April 28, 2012
LOOK OUT WORLD:
For Mr. Severino, in "Africa's Moment," what matters now is the demographics: the coming African population explosion and the mass movement of people from rural areas to towns. The population boom is partly due to a decline in infant mortality. According to the World Bank, in 1970 there were 136 deaths per thousand live births; by 2009, the number had dropped to 72.6. But the birthrate itself remains very high in many African nations. The U.S. fertility rate is estimated at 2.1, Europe's is 1.59. Sub-Saharan Africa's is estimated at 4.94. One simple fact is clear: Many Africans want to have many children.Africa, Mr. Severino notes, had a fifth of the world's population in 1500 and then suffered four centuries of mortal disruption. It is only now catching up. But this raises a question. Historically, when populations have exploded--such as Europe's in the 19th century--the answer was emigration.

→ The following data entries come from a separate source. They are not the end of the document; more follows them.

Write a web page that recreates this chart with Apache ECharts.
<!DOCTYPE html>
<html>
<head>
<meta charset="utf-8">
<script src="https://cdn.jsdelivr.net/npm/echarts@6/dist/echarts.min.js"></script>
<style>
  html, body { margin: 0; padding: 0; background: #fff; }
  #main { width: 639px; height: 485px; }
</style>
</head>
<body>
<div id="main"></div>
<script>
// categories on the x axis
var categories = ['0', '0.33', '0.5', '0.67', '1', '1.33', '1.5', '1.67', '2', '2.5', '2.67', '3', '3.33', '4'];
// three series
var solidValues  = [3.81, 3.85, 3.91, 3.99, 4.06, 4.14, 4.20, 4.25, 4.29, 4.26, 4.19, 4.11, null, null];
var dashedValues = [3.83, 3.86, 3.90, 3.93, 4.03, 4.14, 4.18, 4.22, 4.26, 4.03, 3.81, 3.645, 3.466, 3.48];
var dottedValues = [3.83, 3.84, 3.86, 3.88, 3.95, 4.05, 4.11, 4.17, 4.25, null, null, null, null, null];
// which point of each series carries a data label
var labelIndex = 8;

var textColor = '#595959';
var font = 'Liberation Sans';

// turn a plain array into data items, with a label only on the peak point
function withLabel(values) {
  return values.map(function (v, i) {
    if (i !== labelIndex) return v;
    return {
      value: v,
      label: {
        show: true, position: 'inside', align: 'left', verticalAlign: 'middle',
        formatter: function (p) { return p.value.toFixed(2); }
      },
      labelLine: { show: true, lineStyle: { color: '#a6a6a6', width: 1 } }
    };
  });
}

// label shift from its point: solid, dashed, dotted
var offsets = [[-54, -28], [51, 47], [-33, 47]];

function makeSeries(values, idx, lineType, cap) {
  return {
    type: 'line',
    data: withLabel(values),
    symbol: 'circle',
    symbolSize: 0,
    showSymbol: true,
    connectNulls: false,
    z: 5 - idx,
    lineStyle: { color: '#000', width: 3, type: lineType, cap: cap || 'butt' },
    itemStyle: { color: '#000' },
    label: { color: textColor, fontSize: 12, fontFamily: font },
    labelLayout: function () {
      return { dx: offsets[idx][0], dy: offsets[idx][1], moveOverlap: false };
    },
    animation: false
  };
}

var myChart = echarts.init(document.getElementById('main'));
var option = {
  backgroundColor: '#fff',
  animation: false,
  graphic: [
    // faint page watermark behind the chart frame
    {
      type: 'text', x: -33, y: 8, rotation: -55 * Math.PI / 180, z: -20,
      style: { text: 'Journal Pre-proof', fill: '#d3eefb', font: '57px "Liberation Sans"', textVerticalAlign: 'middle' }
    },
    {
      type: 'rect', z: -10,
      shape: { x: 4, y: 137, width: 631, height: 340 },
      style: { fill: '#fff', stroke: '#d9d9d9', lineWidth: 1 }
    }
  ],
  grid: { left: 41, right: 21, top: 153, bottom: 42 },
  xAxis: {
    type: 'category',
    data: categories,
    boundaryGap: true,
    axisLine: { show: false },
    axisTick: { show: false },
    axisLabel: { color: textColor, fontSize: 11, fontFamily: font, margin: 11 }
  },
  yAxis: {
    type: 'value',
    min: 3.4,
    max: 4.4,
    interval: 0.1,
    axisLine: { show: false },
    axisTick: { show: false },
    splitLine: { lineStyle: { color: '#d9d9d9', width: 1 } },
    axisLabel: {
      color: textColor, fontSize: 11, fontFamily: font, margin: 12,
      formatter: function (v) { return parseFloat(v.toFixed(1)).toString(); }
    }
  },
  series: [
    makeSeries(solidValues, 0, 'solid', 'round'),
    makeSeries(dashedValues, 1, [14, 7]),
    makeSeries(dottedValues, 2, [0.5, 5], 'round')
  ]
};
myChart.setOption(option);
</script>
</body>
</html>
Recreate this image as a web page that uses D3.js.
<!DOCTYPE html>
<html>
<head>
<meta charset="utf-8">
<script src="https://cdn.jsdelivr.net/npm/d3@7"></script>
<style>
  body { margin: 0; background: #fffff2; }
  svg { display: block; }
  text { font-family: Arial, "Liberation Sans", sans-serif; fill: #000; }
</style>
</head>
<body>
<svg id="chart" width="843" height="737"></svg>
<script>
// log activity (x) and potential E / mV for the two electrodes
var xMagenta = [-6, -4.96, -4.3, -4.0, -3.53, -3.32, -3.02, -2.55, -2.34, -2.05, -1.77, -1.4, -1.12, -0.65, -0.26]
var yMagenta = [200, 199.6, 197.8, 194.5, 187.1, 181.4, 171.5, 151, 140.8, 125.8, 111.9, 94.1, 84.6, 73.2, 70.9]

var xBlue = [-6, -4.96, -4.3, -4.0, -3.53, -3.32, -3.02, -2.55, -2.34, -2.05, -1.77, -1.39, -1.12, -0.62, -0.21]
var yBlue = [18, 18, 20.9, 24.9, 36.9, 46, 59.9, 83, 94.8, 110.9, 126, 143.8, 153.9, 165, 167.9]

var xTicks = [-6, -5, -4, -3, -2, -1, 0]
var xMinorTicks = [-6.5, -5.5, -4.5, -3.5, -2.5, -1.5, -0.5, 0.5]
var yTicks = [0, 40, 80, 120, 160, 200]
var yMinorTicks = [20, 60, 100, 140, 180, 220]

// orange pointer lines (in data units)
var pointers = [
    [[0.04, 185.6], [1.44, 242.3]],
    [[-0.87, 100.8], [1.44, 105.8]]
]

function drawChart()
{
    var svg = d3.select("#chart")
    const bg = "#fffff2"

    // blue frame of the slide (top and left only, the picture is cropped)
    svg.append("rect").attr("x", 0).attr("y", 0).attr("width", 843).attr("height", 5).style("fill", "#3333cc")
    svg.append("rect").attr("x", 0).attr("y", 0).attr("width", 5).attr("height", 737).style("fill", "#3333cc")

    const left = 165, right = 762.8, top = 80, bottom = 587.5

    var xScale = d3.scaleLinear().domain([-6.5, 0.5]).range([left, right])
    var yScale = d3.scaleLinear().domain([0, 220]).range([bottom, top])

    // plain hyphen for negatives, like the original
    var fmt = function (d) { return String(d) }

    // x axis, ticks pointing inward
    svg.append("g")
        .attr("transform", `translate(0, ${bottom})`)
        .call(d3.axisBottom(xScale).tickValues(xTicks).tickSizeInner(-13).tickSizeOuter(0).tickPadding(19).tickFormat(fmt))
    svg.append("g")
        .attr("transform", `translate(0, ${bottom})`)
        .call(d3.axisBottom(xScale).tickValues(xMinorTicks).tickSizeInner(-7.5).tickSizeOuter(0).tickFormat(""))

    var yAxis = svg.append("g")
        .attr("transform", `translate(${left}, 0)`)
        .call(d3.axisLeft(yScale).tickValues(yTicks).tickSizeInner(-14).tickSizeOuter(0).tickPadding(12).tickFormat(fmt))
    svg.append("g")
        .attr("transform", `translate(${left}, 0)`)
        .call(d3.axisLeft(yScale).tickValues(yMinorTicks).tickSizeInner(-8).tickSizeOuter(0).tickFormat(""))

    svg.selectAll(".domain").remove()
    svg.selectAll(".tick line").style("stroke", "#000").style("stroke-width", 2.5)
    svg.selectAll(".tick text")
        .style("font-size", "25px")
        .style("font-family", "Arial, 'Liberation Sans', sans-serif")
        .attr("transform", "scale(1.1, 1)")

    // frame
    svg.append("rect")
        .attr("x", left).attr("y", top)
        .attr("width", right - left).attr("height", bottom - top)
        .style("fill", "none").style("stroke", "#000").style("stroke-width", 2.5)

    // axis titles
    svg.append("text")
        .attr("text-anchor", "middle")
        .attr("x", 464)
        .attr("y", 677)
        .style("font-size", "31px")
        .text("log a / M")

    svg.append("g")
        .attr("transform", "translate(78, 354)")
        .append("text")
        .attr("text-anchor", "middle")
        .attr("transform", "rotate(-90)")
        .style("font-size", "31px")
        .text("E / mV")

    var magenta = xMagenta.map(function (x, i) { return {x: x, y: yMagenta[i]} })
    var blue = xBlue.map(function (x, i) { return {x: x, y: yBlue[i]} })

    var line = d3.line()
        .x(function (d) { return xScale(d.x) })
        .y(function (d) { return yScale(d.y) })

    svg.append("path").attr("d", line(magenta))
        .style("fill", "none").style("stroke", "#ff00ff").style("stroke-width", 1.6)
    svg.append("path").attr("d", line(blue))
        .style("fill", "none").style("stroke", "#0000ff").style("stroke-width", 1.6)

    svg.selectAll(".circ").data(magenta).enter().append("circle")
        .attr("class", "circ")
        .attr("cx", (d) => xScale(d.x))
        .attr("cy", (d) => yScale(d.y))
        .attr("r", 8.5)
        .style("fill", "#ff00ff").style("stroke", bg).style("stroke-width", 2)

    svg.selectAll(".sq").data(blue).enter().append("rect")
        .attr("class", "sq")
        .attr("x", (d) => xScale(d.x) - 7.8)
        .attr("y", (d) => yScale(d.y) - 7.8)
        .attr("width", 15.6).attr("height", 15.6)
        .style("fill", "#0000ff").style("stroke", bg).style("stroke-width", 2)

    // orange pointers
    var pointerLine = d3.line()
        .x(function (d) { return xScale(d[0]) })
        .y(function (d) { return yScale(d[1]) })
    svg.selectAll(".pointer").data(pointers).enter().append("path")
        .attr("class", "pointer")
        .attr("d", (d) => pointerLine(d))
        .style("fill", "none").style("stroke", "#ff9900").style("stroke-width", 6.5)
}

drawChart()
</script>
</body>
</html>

But tomorrow's young Africans will have nowhere to go. The African population boom, Mr. Severino believes, will be "the most incredible demographic adventure that human history has ever known. A time neither for rejoicing nor for fear, but simply for recognizing the facts. . . . Africa's demographic advance over the next fifty years is unstoppable. The worst thing to do would be to ignore it.""Africa's Moment" is a wake-up call. The book--which Mr. Severino wrote with Olivier Ray, one of his former colleagues at the French aid ministry--is a broad survey of contemporary Africa. Its message is simple: Look out world, here comes Africa. Early on, Mr. Severino dismisses Afro-pessimist theories that claim that the continent is immutable because of its culture or climate. He predicts that the Africa of the future will be urban. The cities will enable social freedom that will melt ethnic and cultural differences and allow people to form communities of choice.Mr. Severino thinks that churches rather than the ethnic groups will be the particular glue that will bind people together in the future and offer them solidarity in hard times. The growth of evangelical Christianity all over Africa is an extraordinary recent phenomenon--whole communities forming around a single pastor. Funded by American fundamentalist churches, these pastors and preachers are quickly drawing members away from the traditional established churches.